→ INFORMATION SHOWN:
------------------------------------------------

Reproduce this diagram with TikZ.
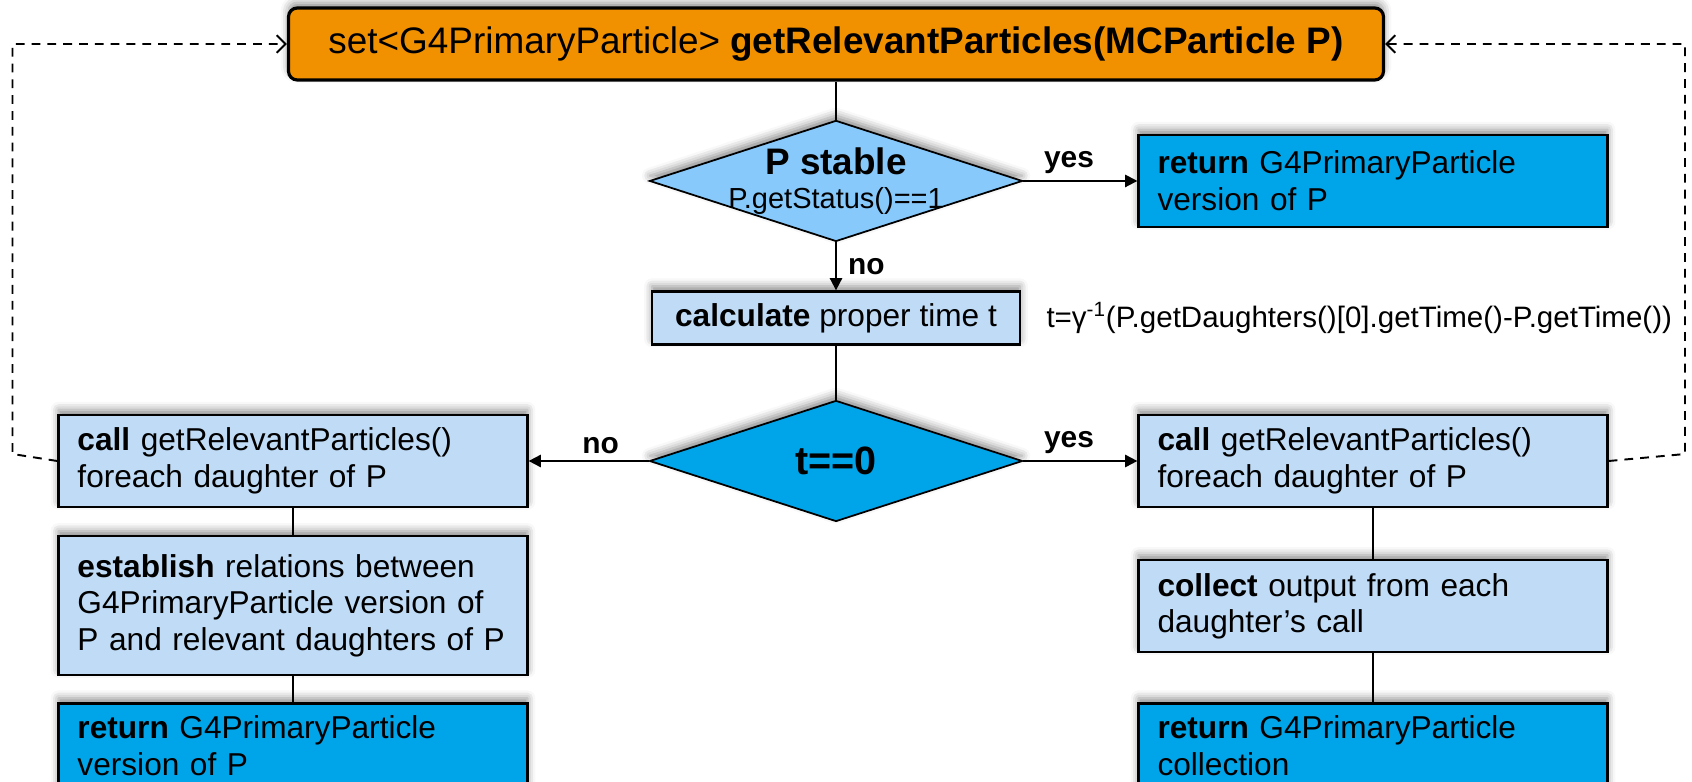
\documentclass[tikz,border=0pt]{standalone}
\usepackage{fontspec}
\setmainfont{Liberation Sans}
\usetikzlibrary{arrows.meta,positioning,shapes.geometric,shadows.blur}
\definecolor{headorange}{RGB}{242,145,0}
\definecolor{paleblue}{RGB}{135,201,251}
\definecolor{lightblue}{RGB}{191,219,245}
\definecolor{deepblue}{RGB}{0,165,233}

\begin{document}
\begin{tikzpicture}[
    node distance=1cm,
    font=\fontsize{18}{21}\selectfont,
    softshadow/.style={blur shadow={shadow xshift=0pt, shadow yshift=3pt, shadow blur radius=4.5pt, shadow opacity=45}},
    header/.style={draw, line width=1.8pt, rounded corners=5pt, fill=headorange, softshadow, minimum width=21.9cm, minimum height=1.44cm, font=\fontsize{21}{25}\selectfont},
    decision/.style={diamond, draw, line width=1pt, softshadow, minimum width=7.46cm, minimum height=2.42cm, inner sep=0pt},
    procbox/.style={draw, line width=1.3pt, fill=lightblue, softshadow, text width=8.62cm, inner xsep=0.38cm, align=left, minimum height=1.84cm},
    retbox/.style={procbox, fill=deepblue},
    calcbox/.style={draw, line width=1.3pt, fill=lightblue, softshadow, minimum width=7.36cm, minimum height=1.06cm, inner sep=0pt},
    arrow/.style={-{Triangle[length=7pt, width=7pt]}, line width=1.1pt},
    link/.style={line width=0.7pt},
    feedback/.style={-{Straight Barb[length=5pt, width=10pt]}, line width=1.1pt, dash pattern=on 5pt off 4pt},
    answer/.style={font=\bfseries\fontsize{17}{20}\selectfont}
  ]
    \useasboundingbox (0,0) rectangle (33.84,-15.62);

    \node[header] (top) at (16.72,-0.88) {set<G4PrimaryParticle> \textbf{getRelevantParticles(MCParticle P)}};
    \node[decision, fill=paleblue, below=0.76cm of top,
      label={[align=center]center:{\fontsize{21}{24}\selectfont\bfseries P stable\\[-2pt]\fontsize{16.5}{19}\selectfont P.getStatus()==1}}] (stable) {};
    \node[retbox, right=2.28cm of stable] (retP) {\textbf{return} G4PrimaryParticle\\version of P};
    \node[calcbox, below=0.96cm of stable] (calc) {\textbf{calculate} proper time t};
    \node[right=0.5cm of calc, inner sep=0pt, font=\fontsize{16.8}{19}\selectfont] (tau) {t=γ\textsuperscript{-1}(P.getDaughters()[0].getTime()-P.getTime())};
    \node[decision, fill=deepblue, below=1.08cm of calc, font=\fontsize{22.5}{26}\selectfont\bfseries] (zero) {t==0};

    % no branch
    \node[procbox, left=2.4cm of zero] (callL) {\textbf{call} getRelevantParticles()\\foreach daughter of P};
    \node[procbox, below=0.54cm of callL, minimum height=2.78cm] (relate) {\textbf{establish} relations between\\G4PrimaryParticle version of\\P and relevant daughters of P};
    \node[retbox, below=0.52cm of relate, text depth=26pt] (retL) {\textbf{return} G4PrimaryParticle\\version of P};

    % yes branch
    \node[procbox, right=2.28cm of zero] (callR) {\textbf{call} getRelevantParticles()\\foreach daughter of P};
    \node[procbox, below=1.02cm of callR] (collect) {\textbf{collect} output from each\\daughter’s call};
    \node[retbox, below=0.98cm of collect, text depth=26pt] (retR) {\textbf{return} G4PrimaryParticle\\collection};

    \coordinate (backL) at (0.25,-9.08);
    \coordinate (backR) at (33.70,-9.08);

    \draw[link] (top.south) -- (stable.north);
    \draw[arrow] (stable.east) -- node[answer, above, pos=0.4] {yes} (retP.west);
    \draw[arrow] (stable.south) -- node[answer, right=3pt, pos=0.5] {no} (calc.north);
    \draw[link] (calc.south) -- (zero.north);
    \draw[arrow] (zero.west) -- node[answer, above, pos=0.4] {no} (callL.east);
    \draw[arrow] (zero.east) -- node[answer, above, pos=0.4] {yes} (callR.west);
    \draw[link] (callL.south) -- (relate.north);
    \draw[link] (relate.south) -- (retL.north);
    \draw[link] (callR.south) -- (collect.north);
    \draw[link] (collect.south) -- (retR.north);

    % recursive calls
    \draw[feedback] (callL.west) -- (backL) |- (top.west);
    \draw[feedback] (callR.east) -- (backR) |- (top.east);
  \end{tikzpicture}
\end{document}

------------------------------------------------

→ AIM OF THE EXERCISE: Quote the listing above in full, except for the pictures.

→ WORKED ANSWER:
Reproduce this diagram with TikZ.
\documentclass[tikz,border=0pt]{standalone}
\usepackage{fontspec}
\setmainfont{Liberation Sans}
\usetikzlibrary{arrows.meta,positioning,shapes.geometric,shadows.blur}
\definecolor{headorange}{RGB}{242,145,0}
\definecolor{paleblue}{RGB}{135,201,251}
\definecolor{lightblue}{RGB}{191,219,245}
\definecolor{deepblue}{RGB}{0,165,233}

\begin{document}
\begin{tikzpicture}[
    node distance=1cm,
    font=\fontsize{18}{21}\selectfont,
    softshadow/.style={blur shadow={shadow xshift=0pt, shadow yshift=3pt, shadow blur radius=4.5pt, shadow opacity=45}},
    header/.style={draw, line width=1.8pt, rounded corners=5pt, fill=headorange, softshadow, minimum width=21.9cm, minimum height=1.44cm, font=\fontsize{21}{25}\selectfont},
    decision/.style={diamond, draw, line width=1pt, softshadow, minimum width=7.46cm, minimum height=2.42cm, inner sep=0pt},
    procbox/.style={draw, line width=1.3pt, fill=lightblue, softshadow, text width=8.62cm, inner xsep=0.38cm, align=left, minimum height=1.84cm},
    retbox/.style={procbox, fill=deepblue},
    calcbox/.style={draw, line width=1.3pt, fill=lightblue, softshadow, minimum width=7.36cm, minimum height=1.06cm, inner sep=0pt},
    arrow/.style={-{Triangle[length=7pt, width=7pt]}, line width=1.1pt},
    link/.style={line width=0.7pt},
    feedback/.style={-{Straight Barb[length=5pt, width=10pt]}, line width=1.1pt, dash pattern=on 5pt off 4pt},
    answer/.style={font=\bfseries\fontsize{17}{20}\selectfont}
  ]
    \useasboundingbox (0,0) rectangle (33.84,-15.62);

    \node[header] (top) at (16.72,-0.88) {set<G4PrimaryParticle> \textbf{getRelevantParticles(MCParticle P)}};
    \node[decision, fill=paleblue, below=0.76cm of top,
      label={[align=center]center:{\fontsize{21}{24}\selectfont\bfseries P stable\\[-2pt]\fontsize{16.5}{19}\selectfont P.getStatus()==1}}] (stable) {};
    \node[retbox, right=2.28cm of stable] (retP) {\textbf{return} G4PrimaryParticle\\version of P};
    \node[calcbox, below=0.96cm of stable] (calc) {\textbf{calculate} proper time t};
    \node[right=0.5cm of calc, inner sep=0pt, font=\fontsize{16.8}{19}\selectfont] (tau) {t=γ\textsuperscript{-1}(P.getDaughters()[0].getTime()-P.getTime())};
    \node[decision, fill=deepblue, below=1.08cm of calc, font=\fontsize{22.5}{26}\selectfont\bfseries] (zero) {t==0};

    % no branch
    \node[procbox, left=2.4cm of zero] (callL) {\textbf{call} getRelevantParticles()\\foreach daughter of P};
    \node[procbox, below=0.54cm of callL, minimum height=2.78cm] (relate) {\textbf{establish} relations between\\G4PrimaryParticle version of\\P and relevant daughters of P};
    \node[retbox, below=0.52cm of relate, text depth=26pt] (retL) {\textbf{return} G4PrimaryParticle\\version of P};

    % yes branch
    \node[procbox, right=2.28cm of zero] (callR) {\textbf{call} getRelevantParticles()\\foreach daughter of P};
    \node[procbox, below=1.02cm of callR] (collect) {\textbf{collect} output from each\\daughter’s call};
    \node[retbox, below=0.98cm of collect, text depth=26pt] (retR) {\textbf{return} G4PrimaryParticle\\collection};

    \coordinate (backL) at (0.25,-9.08);
    \coordinate (backR) at (33.70,-9.08);

    \draw[link] (top.south) -- (stable.north);
    \draw[arrow] (stable.east) -- node[answer, above, pos=0.4] {yes} (retP.west);
    \draw[arrow] (stable.south) -- node[answer, right=3pt, pos=0.5] {no} (calc.north);
    \draw[link] (calc.south) -- (zero.north);
    \draw[arrow] (zero.west) -- node[answer, above, pos=0.4] {no} (callL.east);
    \draw[arrow] (zero.east) -- node[answer, above, pos=0.4] {yes} (callR.west);
    \draw[link] (callL.south) -- (relate.north);
    \draw[link] (relate.south) -- (retL.north);
    \draw[link] (callR.south) -- (collect.north);
    \draw[link] (collect.south) -- (retR.north);

    % recursive calls
    \draw[feedback] (callL.west) -- (backL) |- (top.west);
    \draw[feedback] (callR.east) -- (backR) |- (top.east);
  \end{tikzpicture}
\end{document}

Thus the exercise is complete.